By Fizen Yuen /
The WYNG Media Award (WMA) is a series of non-profit making programmes developed to inspire public participation and promote awareness and discussion of social issues in Hong Kong through photography and visual arts. The theme this year is Opportunity, and the WMA Commission selected Natalie Lo Lai Lai as a recipient, commissioning her project The Days Before Silent Spring. On a superficial level, the project documented nature, and Lo’s self-styled “Half-Farming, Half-X” lifestyle, in which she uses farming as a means to personal and artistic autonomy. But visitors to her exhibition at the end of last year at the Bonacon Gallery in Guangzhou discovered more complex narratives.
Lo mainly works in video. “I think essay films acknowledge my own more complicated and defensive way of thinking, with its strong synchronicity,” she says. “I use editing techniques, selective images and suggestive texts, which combine to become a vibrant response to it.”

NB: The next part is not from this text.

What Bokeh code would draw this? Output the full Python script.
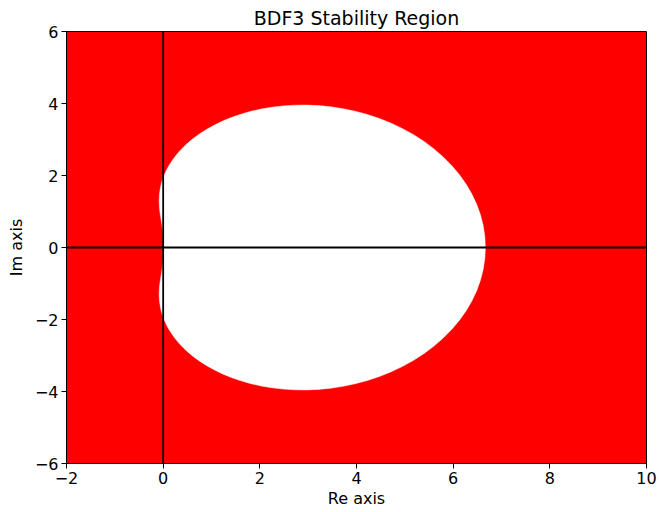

In her Guangzhou exhibition, apart from her video works, Lo cleverly adapted to the limitations of the gallery space to create an interesting installation, turning the tile pattern of the exhibition space into a piece of cloth, so that the audience was removed from the gallery, entering an imaginary space of desire. The suspended cloth looked weightless, but a crane periodically made it sink to produce a sense of tension and oppression. The wrestling between lightness and weight is the key to all of Lo’s photographic works. She says that her former job as a travel journalist made her realise a foreign land might not be as beautiful as one imagines – that every place has its issues and contradictions. That is why, despite sporadic documentary footage of her farming activities in the exhibition, at its core are questions about returning to her own desires.
The narrative technique in her videos has a tendency to disrupt the audience’s logical reading habits. She connects intuition, comparisons and imagination to drive the film forward, with the connection emerging gradually and bringing different dimensions to the work. When the audience notices the gap between the narrative and their own expectation, they will begin to consider the discrepancy and recalibrate their own cognition. “I tend to reject absolutes,” says Lo. “When you truly understand a certain standpoint, you would not be too assertive.”
In the coming year, Lo will shoot a new short film for the WMA Commission project. It will be interesting to see how she tries to engage a wider audience to embrace her ecological narrative approach.